>> Start Data section

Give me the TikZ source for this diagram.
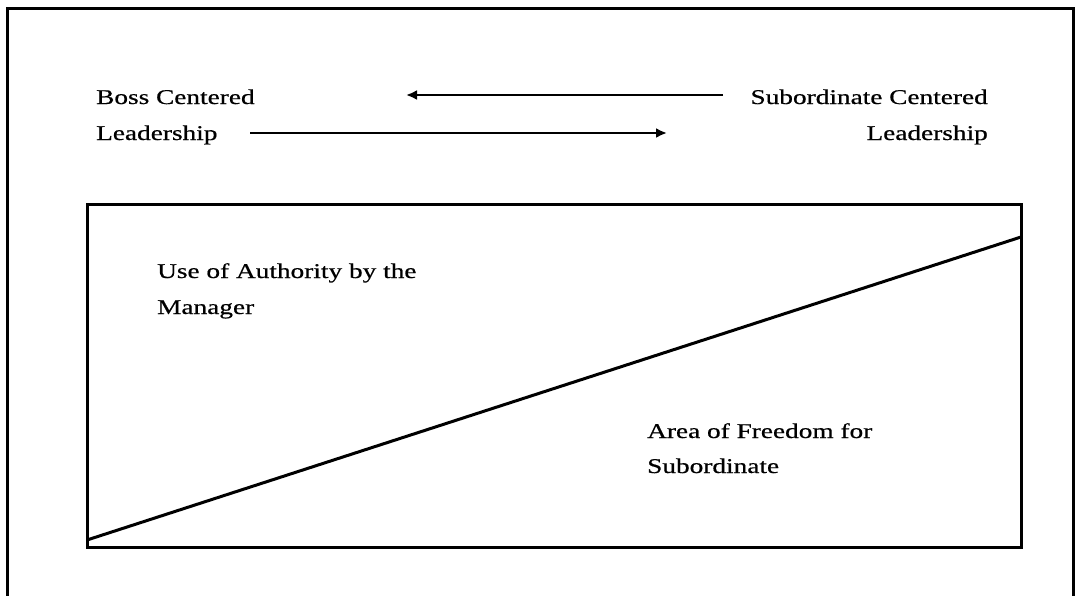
\documentclass[tikz,border=0pt]{standalone}
\usepackage{fontspec}
\setmainfont[FakeStretch=1.3, FakeBold=0.6]{Liberation Serif}
\usetikzlibrary{arrows.meta, positioning}

\begin{document}
\begin{tikzpicture}[
        x=1pt, y=-1pt,
        frame/.style={draw=black, line width=3pt},
        txt/.style={inner sep=0pt, font=\fontsize{21}{36}\selectfont},
        rel/.style={-{Latex[length=11pt, width=10pt]}, line width=2.2pt}
    ]
        \useasboundingbox (0,0) rectangle (1077,595);

        % outer frame, open at the bottom
        \draw[frame] (7,600) -- (7,8) -- (1073,8) -- (1073,600);

        \node[txt, anchor=base west, align=left] (boss) at (96,140) {Boss Centered\\Leadership};
        \node[txt, anchor=base east, align=right] (sub) at (988,140) {Subordinate Centered\\Leadership};

        \coordinate (topR) at (723,95);
        \coordinate (topL) at (406,95);
        \coordinate (botL) at (250,133);
        \coordinate (botR) at (667,133);
        \draw[rel] (topR) -- (topL);
        \draw[rel] (botL) -- (botR);

        % inner box with the dividing line
        \coordinate (boxNW) at (87,204);
        \coordinate (boxSE) at (1021,547);
        \draw[frame] (boxNW) rectangle (boxSE);
        \coordinate (lineL) at (87,540);
        \coordinate (lineR) at (1021,237);
        \draw[frame] (lineL) -- (lineR);

        \node[txt, anchor=base west, align=left] (auth) at (157,314) {Use of Authority by the\\Manager};
        \node[txt, anchor=base west, align=left, font=\fontsize{21}{35}\selectfont] (free) at (647,473) {Area of Freedom for\\Subordinate};
    \end{tikzpicture}
\end{document}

>> End Data section

Reproduce the material in its entirety and word for word, without the pictures.

Give me the TikZ source for this diagram.
\documentclass[tikz,border=0pt]{standalone}
\usepackage{fontspec}
\setmainfont[FakeStretch=1.3, FakeBold=0.6]{Liberation Serif}
\usetikzlibrary{arrows.meta, positioning}

\begin{document}
\begin{tikzpicture}[
        x=1pt, y=-1pt,
        frame/.style={draw=black, line width=3pt},
        txt/.style={inner sep=0pt, font=\fontsize{21}{36}\selectfont},
        rel/.style={-{Latex[length=11pt, width=10pt]}, line width=2.2pt}
    ]
        \useasboundingbox (0,0) rectangle (1077,595);

        % outer frame, open at the bottom
        \draw[frame] (7,600) -- (7,8) -- (1073,8) -- (1073,600);

        \node[txt, anchor=base west, align=left] (boss) at (96,140) {Boss Centered\\Leadership};
        \node[txt, anchor=base east, align=right] (sub) at (988,140) {Subordinate Centered\\Leadership};

        \coordinate (topR) at (723,95);
        \coordinate (topL) at (406,95);
        \coordinate (botL) at (250,133);
        \coordinate (botR) at (667,133);
        \draw[rel] (topR) -- (topL);
        \draw[rel] (botL) -- (botR);

        % inner box with the dividing line
        \coordinate (boxNW) at (87,204);
        \coordinate (boxSE) at (1021,547);
        \draw[frame] (boxNW) rectangle (boxSE);
        \coordinate (lineL) at (87,540);
        \coordinate (lineR) at (1021,237);
        \draw[frame] (lineL) -- (lineR);

        \node[txt, anchor=base west, align=left] (auth) at (157,314) {Use of Authority by the\\Manager};
        \node[txt, anchor=base west, align=left, font=\fontsize{21}{35}\selectfont] (free) at (647,473) {Area of Freedom for\\Subordinate};
    \end{tikzpicture}
\end{document}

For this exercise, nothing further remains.